De cette pratique en apparence simple, de la prise de parole individuelle, parfois plus théorique et abstraite, mais parfois aussi sensible, au plus près de l’expérience humaine genrée, se dégage une problématique importante : « la question de savoir s’il y a lieu de reconnaître à la pensée humaine une vérité objective n’est pas une question théorique, mais une question pratique. C’est dans la pratique qu’il faut que l’être humain prouve la vérité, c’est-à-dire la réalité, et la puissance de sa pensée, dans ce monde et pour notre temps » (K. Marx, IIe thèse sur Feuerbach).

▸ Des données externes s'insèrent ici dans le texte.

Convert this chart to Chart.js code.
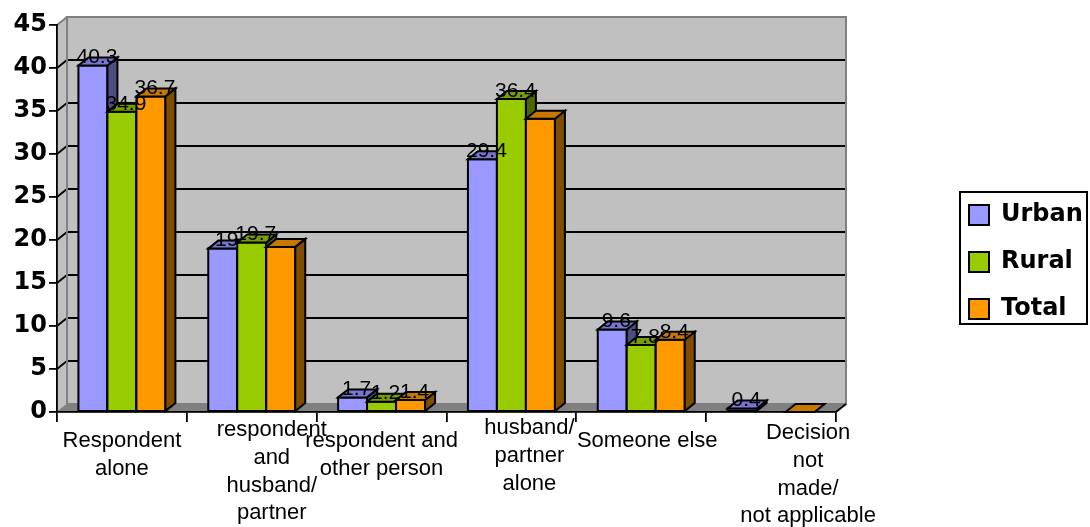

Il s’agit de savoir si la pensée dispose du moyen de connaître, si elle est ou non capable de témoigner de, d’être en prise sur la réalité. Dans la pratique des prises de parole en ce qu’elles sont des témoignages de nos pensées et qui constituent aujourd’hui cette revue, nous avançons dans la vérité de notre monde et de notre temps.

Aujourd’hui, nous parlons à toutes les féministes révolutionnaires.  Demain, venez nous parler – répondons-nous, questionnons-nous, critiquons-nous, entraidons-nous. Nous continuerons à nous organiser; tout est devant nous.

Ensemble, nous verrons jusqu’où nous pourrons dire, et surtout, jusqu’où nous pourrons faire.